In the first quarter, the agency acquired loans with a book value of €814 million from Irish Nationwide and EBS for €371 million, at a discount of 54 per cent.
Fine Gael said the business plan highlighted the massive risk being taken by the Government.
Finance spokesman Michael Noonan said: “Loans to NAMA are deteriorating so quickly that their future value is almost entirely unpredictable.
“The rate of deterioration in the estimated quality of the loans being transferred to NAMA highlights the huge risk from NAMA for taxpayers.
“Irish taxpayers should never have been forced to take on the risk and responsibility of recovering loans which were dished out by reckless bankers.”
Labour Party finance spokeswoman Joan Burton said that clearly the first Nama draft plan had been “a fantasy”.
“It is difficult to seriously believe the revised plan except in so far that it means more pain and no gain for Irish taxpayers,” she said.

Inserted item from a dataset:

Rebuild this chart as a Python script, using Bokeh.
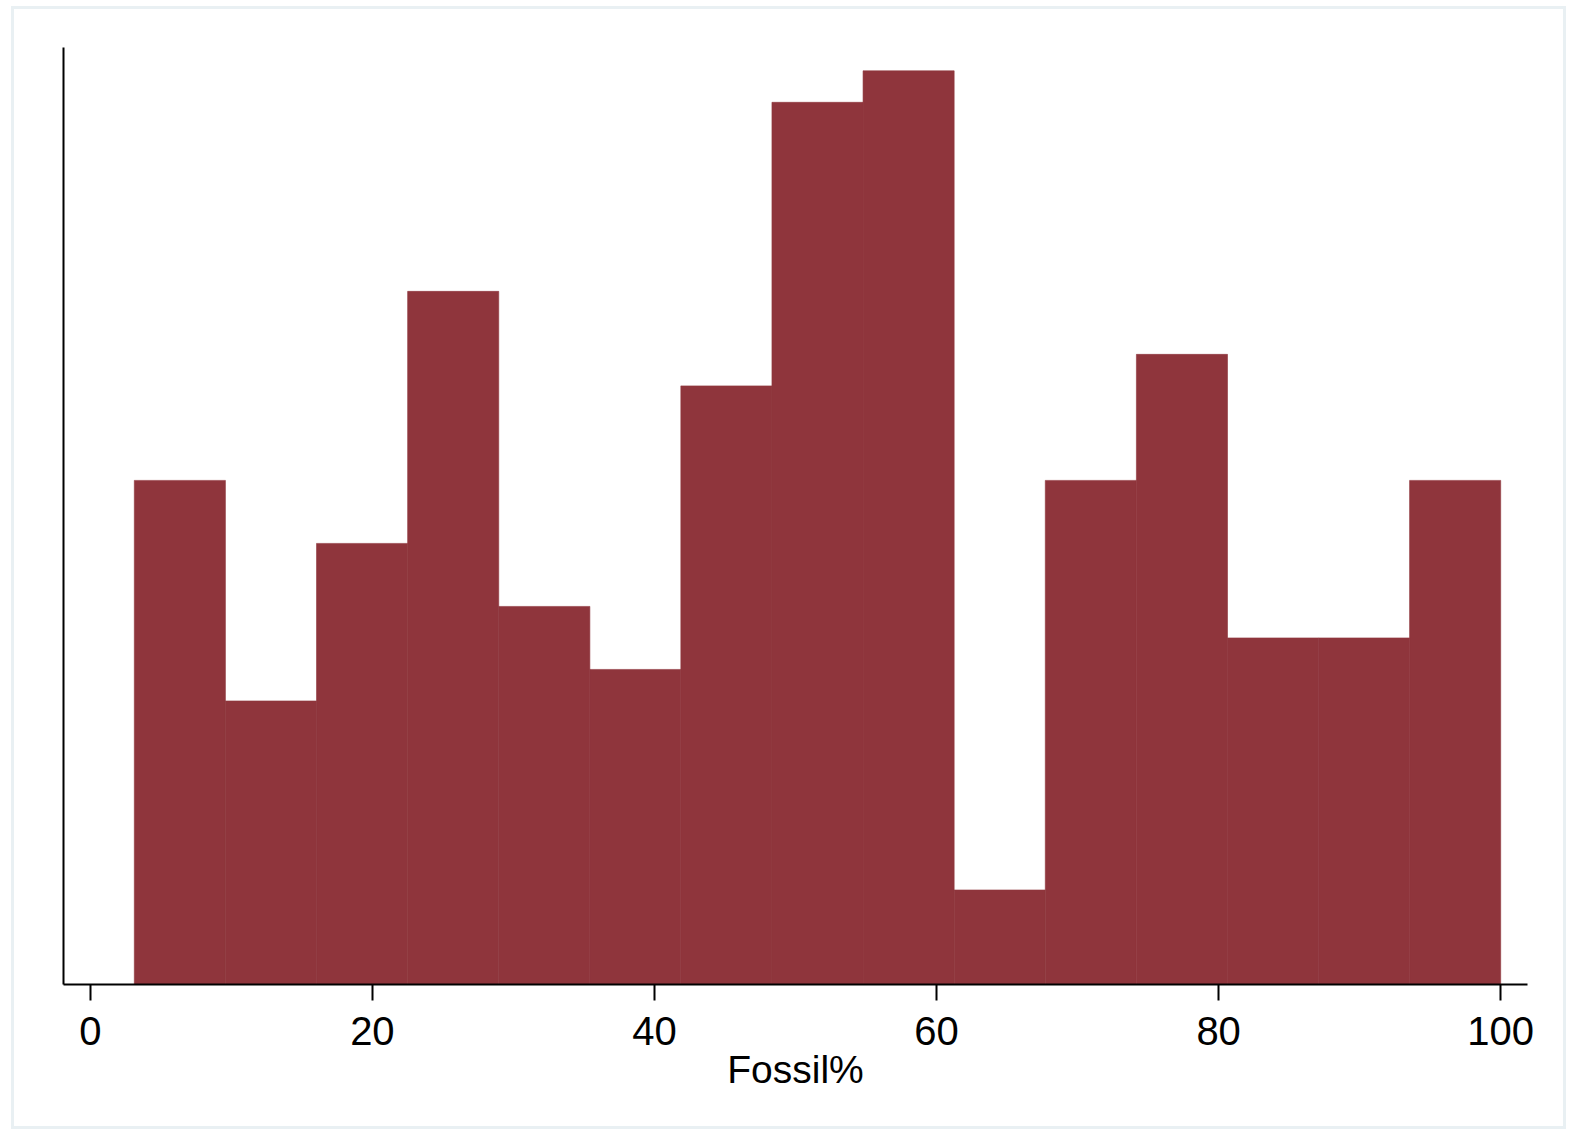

“While Nama has transferred big bad assets from banks to the taxpayer, the banks, which have been the recipients of this largess, are still effectively closed for credit. We have a credit famine for SMEs and indigenous Irish businesses who rely on our banks. This alone is continuing to cost tens of thousands of job losses, as small businesses yield to the inevitable and close up shop and other SMEs never get off the starting blocks.”